Case in point: Adamski says that 18 of the last 20 buildings that have sold Downtown were sold to non-Pittsburghers.

(See also: Oxford Market food hall part of $50 million upgrade to One Oxford Centre.)

Courtesy Jones Lang LaSalle.

Even the most expensive properties Downtown charge in the low-to-mid-$30 per square foot range, and any new skyscraper would have to charge in the low 40s to be profitable.

As a result of this $10 per square foot gap between existing and future buildings, potential real estate investors can’t get the financing to build speculatively, says Adamski, which helps explain why there are no new skyscrapers under construction Downtown.

“When they make these acquisitions, almost universally they are upgrading the building, adding amenities, things that increase the property value so they can raise the rental rates, so that’s what you’re seeing occur.”

Adamski says more and more companies are leaving the suburbs in favor of urban centers in part to attract millennial workers who eschew traditional office life, and he cites the recent relocation of Microbac Laboratories to the North Side’s Nova Place as an example.

“Yes, it is somewhat difficult to get into town, and parking is always an issue, but it’s an issue because that’s where everyone wants to be.”

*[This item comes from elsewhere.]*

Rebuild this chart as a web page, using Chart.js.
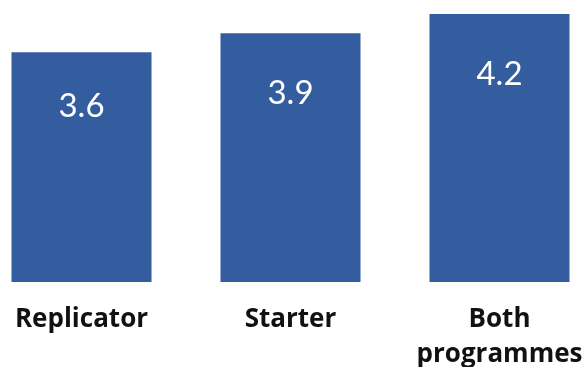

Another example can be found with JLL themselves, who in 2016 opened their 54,000-square-foot regional headquarters in the newly-built JLL Center at Tower Two-Sixty in Market Square.

“We could have located in the suburbs, we could have gone anywhere when we decided to move our regional headquarters, and we chose to stay Downtown because of the vibrancy going on,” says Adamski.

The report is part of JLL’s annual Skyline Review that profiles the state of high-rises in 57 U.S. and Canadian markets. Nationally, the report found that rents in skyline building remain in record territory, although construction is slowing down nationally.